Scania’s autonomous concept bus NXT, a vehicle planned for multiple uses such as public transportation and garbage collection, is built with carbon fiber parts provided by Marstrom Composite.

As cities become more congested and environmental concerns mount, the need for mass transport vehicles producing lower emissions becomes more important. Scania’s NXT, an electric battery-powered, autonomous urban concept vehicle is designed with the flexibility to move from carrying commuters to and from work and delivering packages all day to collecting garbage at night. NXT can connect front and rear drive modules to a bus module, a distribution truck module or a sweeper. “This is something new, something very different. Yet flexible design and modularised units lie very much at the core of Scania,” said Robert Sjödin, NXT project manager.

The eight-meter-long bus is built of composites, substantially reducing the vehicle’s weight. Marstrom Composite is providing the panels for the sidewalls, the front, and rear-wheel housings as well as the inner floors and the outer panels for ceilings.  These parts are made of carbon fiber in prepreg form, which was cured in an oven, sanded and primed. The cylindrical cell batteries are placed under the floor, using otherwise dead space and contributing to better weight distribution. NXT weighs in at less than eight metric tonnes, and the range with the current batteries is estimated at 245 kilometers.

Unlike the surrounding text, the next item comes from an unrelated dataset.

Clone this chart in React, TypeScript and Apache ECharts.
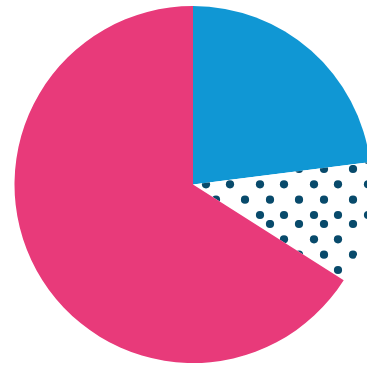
import React, { useEffect, useRef } from "react";
import * as echarts from "echarts";

const categories = ["Blue", "Dotted", "Pink"];
const values = [23, 11, 66];
const colors = ["#1097d4", "pattern", "#e83a7a"];

function makeDotTile(): HTMLCanvasElement {
  const W = 54;
  const H = 55;
  const c = document.createElement("canvas");
  c.width = W;
  c.height = H;
  const ctx = c.getContext("2d")!;
  ctx.fillStyle = "#ffffff";
  ctx.fillRect(0, 0, W, H);
  ctx.fillStyle = "#084a6b";
  const rowsA = [4, 34.7];
  const rowsB = [19.3, 50];
  const xsA = [0, 29];
  const xsB = [14, 44];
  const pts: [number, number][] = [];
  rowsA.forEach((y) => xsA.forEach((x) => pts.push([x, y])));
  rowsB.forEach((y) => xsB.forEach((x) => pts.push([x, y])));
  pts.forEach(([x, y]) => {
    for (const dx of [-W, 0, W]) {
      for (const dy of [-H, 0, H]) {
        ctx.beginPath();
        ctx.arc(x + dx, y + dy, 4.1, 0, Math.PI * 2);
        ctx.fill();
      }
    }
  });
  return c;
}

export default function App() {
  const ref = useRef<HTMLDivElement>(null);
  useEffect(() => {
    if (!ref.current) return;
    const chart = echarts.init(ref.current, undefined, { renderer: "svg" });
    const tile = makeDotTile();
    chart.setOption({
      animation: false,
      series: [
        {
          type: "pie",
          center: [193, 184.5],
          radius: 178.5,
          startAngle: 90,
          clockwise: true,
          label: { show: false },
          labelLine: { show: false },
          emphasis: { disabled: true },
          itemStyle: { borderWidth: 0 },
          data: categories.map((name, i) => ({
            name,
            value: values[i],
            itemStyle: {
              color:
                colors[i] === "pattern"
                  ? { image: tile, repeat: "repeat" }
                  : colors[i],
            },
          })),
        },
      ],
    });
    return () => chart.dispose();
  }, []);
  return (
    <div
      ref={ref}
      style={{ position: "fixed", left: 0, top: 0, width: 367, height: 365, background: "#ffffff" }}
    />
  );
}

“NXT is a vision of the future for transport in cities. Several of these technologies have yet to fully mature but for us it’s been important to actually build a concept vehicle to visibly and technically demonstrate ideas of what is within reach,” said Scania’s president and CEO Henrik Henriksson. “NXT is designed for 2030 and beyond while incorporating several cutting-edge features that are already available.”